Fato é que essa decisão populista, associada a uma campanha política que propaga o medo com relação ao que Mileipode fazer, permitiu a  Massa ir para o segundo turno em primeiro lugar. E pelos números das pesquisas recentes, o candidato da situação deverá se eleger e ter que lidar com sua própria herança: uma economia que deve chegar ao final do ano com uma inflação em torno de 170% e com uma recessão gravíssima, derivados, em última instância, do desajuste das contas públicas.

E o problema disso é que nada em sua proposta de governo indica qualquer tentativa de correção consistente de rumo. Ao contrário, é um conjunto de intenções de mais do mesmo, que atende sua base eleitoral calcada em funcionários públicos e dependentes do Estado. E é neste ponto que mora todo o problema. 

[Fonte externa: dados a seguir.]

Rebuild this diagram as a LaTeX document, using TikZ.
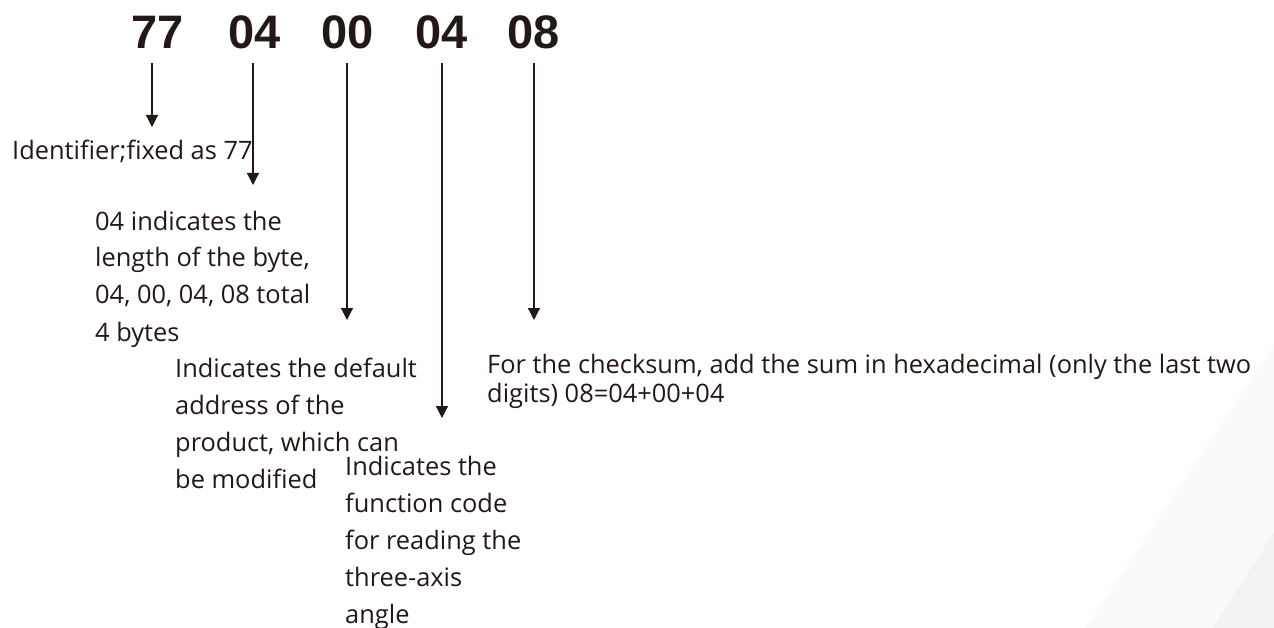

Argentina caiu de vez em uma armadilha típica de países que não conseguem entender duas coisas. A primeira é que todo gasto público deve ter como contrapartida alguma fonte de receitas, pois, do contrário, o resultado será uma trajetória de elevação de déficit e dívida pública, culminando no que os economistas denominam estagflação (inflação com estagnação econômica).

A segunda coisa é entender que, mesmo que a correção seja realizada com elevação de impostos, a tributação em excesso acaba fazendo com que o país gere menos renda do que poderia, empobrecendo a todos. E isso é tão mais verdade quanto mais ineficientes forem os gastos públicos. E neste aspecto específico, tanto  Argentina como  Brasil se igualam.

Em realidade, esse círculo vicioso de descontrole de gastos públicos, que gera como contrapartida desemprego e empobrecimento de uma boa parte da população, é um caminho fértil para criar uma espécie de “dependência química estatal de eleitores”, que passam a acreditar e votar em todo tipo de candidato populista. 


E isso acaba acontecendo porque muitos deles, inclusive, têm medo do que viria com a mudança do paradigma de distribuição de benesses estatais. E é neste raciocínio que Massa também tem se apoiado. Claro que alguém poderia dizer que, dada a gravidade da situação, ele seria obrigado a enfrentar a dura realidade do país e adotar ao menos algumas medidas corretivas. 

O problema é que mesmo para isso teria que mudar sua base de apoio no Congresso, uma vez que a atual nunca permitiria uma guinada da  política econômica desse tipo. Ou seja, Massa criou uma armadilha para si mesmo e para a própria Argentina

Nesse sentido, se o melhor para o  Brasil é ver o nosso terceiro maior parceiro comercial voltar a crescer, ainda acho melhor torcer para a vitória de Milei , com todas as suas falas bizarras, inclusive sobre o Mercosul . Isso porque parte de suas propostas, além de caminhar na direção correta, estão menos distantes das ideias da maioria do Congresso argentino atual. 

Ou seja, é mais fácil para Milei ter um choque de realidade do que o próprio Massa; mesmo porque implementar apenas parte de suas propostas (como, por exemplo, privatizações) na situação atual da Argentina , certamente, representará um enorme avanço no meio de tanto caos econômico, além um imenso ganho político futuro.